こういうのを読みながら、実家の裏のデイサービスで「今日は何日ですか〜」と聞いてるのを思い出し、プロですらやっちゃうんだからねえ、知っておくべきだねえと思った。
怒りっぽくなる症状が出た時には、それを抑える薬もあるし、時々お医者様でもご存知なくて逆効果の薬を処方される事があるとも。

親戚の叔父達や、友人の親御さん達に認知症が見られるようになってきた。
その渦中にいる人たちは余裕が無かったりするだろうから、サポートする際に少しでも介護するおばちゃんや友人達の気持ちを楽にできる情報を仕入れることができた気もする。
そして、これは、みんなが読んでおくべき本だなあと思うのだ。
幸か不幸か人生百年時代になって、親が、配偶者が、友人知人がこの病になる率は非常に高くなってきた。
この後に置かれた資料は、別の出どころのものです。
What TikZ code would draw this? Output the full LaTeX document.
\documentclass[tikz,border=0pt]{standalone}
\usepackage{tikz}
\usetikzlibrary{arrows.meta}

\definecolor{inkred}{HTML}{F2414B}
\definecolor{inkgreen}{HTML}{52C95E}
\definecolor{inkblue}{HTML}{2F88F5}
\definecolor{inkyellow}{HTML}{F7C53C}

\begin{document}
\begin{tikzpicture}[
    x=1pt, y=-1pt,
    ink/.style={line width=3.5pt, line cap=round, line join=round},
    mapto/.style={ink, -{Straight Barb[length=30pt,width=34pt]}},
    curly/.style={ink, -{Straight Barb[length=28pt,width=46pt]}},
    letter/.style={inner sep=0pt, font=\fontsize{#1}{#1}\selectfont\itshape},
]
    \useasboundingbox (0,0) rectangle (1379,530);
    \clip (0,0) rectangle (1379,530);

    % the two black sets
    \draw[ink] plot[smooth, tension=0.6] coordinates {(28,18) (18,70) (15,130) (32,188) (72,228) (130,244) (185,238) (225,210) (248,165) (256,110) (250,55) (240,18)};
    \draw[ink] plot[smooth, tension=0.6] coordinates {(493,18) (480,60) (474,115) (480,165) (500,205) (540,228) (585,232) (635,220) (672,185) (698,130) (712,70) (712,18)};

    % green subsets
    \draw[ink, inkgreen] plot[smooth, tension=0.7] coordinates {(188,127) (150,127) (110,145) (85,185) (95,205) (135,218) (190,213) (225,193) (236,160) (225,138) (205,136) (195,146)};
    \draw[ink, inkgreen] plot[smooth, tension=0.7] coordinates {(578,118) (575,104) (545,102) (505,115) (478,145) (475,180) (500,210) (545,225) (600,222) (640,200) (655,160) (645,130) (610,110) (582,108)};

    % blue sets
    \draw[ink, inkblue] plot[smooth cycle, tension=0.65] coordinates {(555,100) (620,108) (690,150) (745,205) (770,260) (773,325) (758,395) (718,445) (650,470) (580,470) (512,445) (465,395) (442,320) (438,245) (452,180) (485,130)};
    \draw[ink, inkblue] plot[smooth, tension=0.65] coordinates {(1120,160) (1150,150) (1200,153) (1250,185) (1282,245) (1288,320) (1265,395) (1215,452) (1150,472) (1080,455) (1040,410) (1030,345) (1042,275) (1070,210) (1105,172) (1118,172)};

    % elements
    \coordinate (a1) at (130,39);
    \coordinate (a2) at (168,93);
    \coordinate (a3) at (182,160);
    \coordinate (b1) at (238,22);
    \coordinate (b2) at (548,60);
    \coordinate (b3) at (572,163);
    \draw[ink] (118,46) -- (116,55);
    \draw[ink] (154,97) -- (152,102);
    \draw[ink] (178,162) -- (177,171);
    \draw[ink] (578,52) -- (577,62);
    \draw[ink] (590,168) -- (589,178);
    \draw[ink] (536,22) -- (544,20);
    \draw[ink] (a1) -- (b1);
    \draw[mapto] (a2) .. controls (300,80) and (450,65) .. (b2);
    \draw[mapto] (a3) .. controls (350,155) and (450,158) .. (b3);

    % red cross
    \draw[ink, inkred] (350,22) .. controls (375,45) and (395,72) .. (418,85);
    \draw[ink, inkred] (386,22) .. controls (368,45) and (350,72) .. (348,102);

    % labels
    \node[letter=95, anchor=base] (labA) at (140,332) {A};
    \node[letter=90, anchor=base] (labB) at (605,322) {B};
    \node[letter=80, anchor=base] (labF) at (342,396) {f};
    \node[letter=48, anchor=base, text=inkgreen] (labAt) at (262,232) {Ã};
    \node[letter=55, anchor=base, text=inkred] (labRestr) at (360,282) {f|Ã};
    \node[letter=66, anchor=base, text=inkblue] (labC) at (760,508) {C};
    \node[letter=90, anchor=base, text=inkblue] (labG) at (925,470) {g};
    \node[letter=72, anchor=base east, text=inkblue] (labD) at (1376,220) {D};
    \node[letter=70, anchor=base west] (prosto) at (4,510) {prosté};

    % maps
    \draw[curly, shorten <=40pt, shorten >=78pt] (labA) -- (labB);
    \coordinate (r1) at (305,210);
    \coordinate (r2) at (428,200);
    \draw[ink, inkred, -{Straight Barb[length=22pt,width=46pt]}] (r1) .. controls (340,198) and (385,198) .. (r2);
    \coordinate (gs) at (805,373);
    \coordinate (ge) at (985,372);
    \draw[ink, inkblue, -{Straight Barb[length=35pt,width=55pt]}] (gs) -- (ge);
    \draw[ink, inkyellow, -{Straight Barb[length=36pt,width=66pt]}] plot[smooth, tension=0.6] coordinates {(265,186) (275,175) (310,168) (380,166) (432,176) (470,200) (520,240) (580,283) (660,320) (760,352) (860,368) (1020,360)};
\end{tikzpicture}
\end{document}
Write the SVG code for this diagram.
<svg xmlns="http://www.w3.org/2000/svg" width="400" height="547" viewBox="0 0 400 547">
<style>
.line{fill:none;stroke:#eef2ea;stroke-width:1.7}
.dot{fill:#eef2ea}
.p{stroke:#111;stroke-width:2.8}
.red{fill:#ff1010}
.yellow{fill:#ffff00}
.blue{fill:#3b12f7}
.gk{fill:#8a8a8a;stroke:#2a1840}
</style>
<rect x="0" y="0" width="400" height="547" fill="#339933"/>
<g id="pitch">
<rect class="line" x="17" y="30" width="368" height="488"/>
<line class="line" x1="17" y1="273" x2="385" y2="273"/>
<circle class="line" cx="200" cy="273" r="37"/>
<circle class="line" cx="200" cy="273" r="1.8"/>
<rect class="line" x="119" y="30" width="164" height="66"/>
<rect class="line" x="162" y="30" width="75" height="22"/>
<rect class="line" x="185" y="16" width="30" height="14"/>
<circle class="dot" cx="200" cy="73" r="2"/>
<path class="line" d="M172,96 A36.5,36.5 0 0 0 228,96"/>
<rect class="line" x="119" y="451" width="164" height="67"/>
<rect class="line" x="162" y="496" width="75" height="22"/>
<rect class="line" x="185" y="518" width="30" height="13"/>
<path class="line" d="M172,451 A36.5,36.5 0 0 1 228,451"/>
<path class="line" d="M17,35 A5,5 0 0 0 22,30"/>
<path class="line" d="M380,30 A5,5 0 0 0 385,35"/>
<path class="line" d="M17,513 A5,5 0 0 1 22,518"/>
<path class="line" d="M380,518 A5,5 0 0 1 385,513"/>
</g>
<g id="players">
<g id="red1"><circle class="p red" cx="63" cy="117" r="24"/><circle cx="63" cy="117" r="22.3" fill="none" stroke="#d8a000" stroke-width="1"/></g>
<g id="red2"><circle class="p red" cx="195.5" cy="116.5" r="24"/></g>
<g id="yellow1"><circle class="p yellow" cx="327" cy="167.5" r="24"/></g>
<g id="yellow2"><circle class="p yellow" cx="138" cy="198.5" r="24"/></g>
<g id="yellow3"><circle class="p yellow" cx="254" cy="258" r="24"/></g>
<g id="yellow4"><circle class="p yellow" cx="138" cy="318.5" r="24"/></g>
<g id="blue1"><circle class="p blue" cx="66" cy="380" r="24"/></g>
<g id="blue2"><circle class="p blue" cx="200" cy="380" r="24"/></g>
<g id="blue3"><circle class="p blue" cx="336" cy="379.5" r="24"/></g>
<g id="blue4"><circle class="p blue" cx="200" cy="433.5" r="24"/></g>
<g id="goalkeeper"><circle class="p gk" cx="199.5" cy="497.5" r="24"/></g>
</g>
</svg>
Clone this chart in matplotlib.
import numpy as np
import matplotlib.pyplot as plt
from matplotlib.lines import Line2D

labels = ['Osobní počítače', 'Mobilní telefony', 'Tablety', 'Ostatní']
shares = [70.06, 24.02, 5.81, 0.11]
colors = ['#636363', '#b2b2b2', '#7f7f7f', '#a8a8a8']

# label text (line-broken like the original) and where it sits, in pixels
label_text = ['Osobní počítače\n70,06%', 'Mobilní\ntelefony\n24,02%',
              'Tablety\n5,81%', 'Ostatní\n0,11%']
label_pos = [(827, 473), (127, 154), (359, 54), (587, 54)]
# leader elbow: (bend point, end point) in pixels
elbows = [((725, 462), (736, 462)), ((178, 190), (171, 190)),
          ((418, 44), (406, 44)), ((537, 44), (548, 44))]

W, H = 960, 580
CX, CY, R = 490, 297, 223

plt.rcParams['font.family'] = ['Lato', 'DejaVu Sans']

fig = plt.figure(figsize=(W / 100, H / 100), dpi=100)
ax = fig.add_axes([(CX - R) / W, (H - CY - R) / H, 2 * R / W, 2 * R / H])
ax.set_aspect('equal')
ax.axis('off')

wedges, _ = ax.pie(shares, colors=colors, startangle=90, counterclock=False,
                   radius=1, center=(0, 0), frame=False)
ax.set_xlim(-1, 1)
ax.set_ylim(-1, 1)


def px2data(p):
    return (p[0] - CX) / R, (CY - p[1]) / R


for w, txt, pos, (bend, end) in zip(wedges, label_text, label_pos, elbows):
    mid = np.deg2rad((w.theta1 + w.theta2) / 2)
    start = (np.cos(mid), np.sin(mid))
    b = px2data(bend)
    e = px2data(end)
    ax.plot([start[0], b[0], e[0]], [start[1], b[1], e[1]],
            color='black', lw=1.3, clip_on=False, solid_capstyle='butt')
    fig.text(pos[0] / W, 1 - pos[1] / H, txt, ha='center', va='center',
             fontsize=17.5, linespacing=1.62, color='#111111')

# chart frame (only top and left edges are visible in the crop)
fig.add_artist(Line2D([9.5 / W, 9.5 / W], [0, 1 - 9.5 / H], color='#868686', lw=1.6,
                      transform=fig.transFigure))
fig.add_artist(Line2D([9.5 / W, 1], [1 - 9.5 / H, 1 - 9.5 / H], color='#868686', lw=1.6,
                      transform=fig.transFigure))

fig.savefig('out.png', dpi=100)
(もちろん自分がなる可能性もあるが、その場合は配偶者や子供に丸投げになるけど)
そうなった時に、知らないより知っていた方が良いことがたくさん書かれている。
これを読み終わってから、マンガを読むと一段と沁みるだろうなあと思うことである。

昨夜映画「ドライビング Missデイジー」を見た。
全く知らない映画だったが、モーガンフリーマン氏が出てるから見てみた。
途中「グリーンブック」を思い出してみたり。
最近映画を見ても劇的に感動することがなくなっているのでそこらへんは年のせいとご容赦いただくとして、
印象的だった場面は2箇所。
主人公のデイジー、気難しい老女なのだが、近所のご友人の淑女達と麻雀をするシーン。
なかなかにカッコいい。
ワタクシ、麻雀も囲碁も将棋も挫折した。
いや、挫折というレベルにまで達していないし、今となっては並べ方すら覚えていない。
そもそも対戦型のゲームが苦手。
羽生氏や藤井君、中邑菫さん達につくづく感心する(・・・)
もう1箇所は、後半、デイジーに認知症が発症。
「ボケ日和」を読み終わったばかりのワタクシ、ついついそちらの方が気になって・・・
この映画は1989年のもので、映画内の設定は1948年から1973年。
そして日本だろうがアメリカだろうか人間が生きて死んでいくとはこういうことなのだ。
同じ人間なのに差別したり戦争したりテロを起こしたり、なんと愚かなことよ。
何もわからなくなってしまった時に「貴方は一番のお友達よ」と言える相手がいるだけで、何もわからなくなった人に会いに来てくれる人いるだけで、幸せなことだ。
未だに、ボケることも死ぬことも怖いワタクシだが、少しだけその方向性のようなものを掴んだような気もする。